Picks and Pans Review: Titanic: Anatomy of a Disaster

UPDATED 04/14/1997 at 01:00 AM EDT Originally published 04/14/1997 at 01:00 AM EDT

Discovery Channel (Sun., April 13, 9 p.m. ET)

B-

Man the lifeboats! Eighty-five years after it hit bottom on its maiden voyage, the Titanic is on a multimedia roll. Last fall it was a CBS miniseries. Getting ready for Broadway, a musical. And, coming this summer, a megamovie.

Let others exploit the catastrophe for spectacle or soap opera. This two-hour program, which covers an August 1996 scientific expedition to the North Atlantic site of the sinking, sponsored in part by the cable network, concentrates on such technical questions as whether the ship's hull began admitting water through one huge gash caused by an iceberg or a series of small holes.

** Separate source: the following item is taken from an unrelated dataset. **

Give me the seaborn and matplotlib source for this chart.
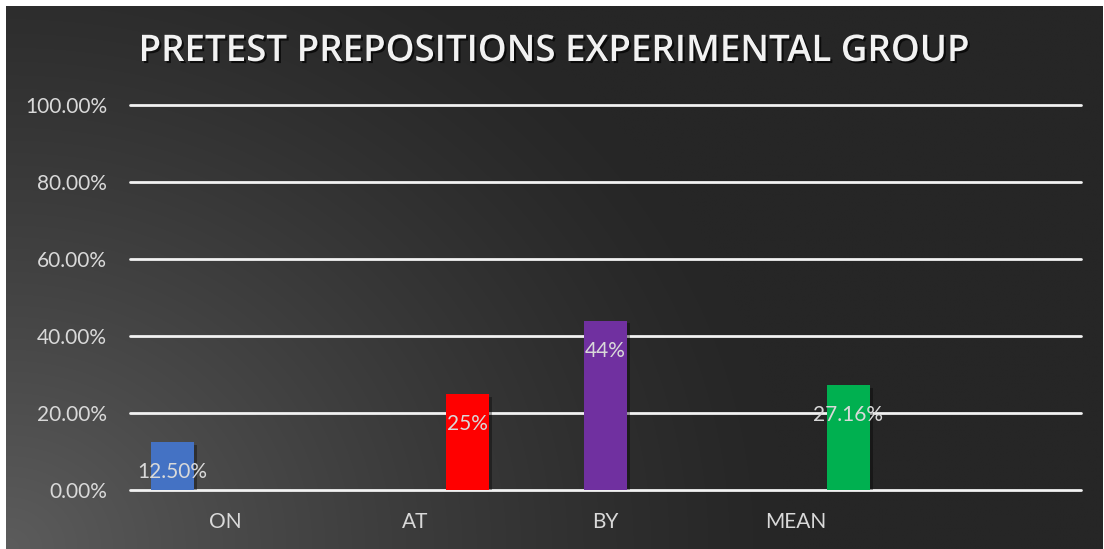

If you were hoping for startling new evidence suggesting that the infamous berg was planted by terrorists—or a rival shipping line—you'll find the nautical investigation awfully dry, despite Martin Sheen's excited narration. But if you're a Titanic buff, you'll be fascinated by the deep-ocean photography, the sonar imaging, the computer modeling—even the stuff about iron-eating bacteria snacking on the wreckage. And when it shows archeologists painstakingly restoring ceramic figurines, the ship's whistles and passengers' personal effects for exhibit around the world, Titanic finally finds time for the human element.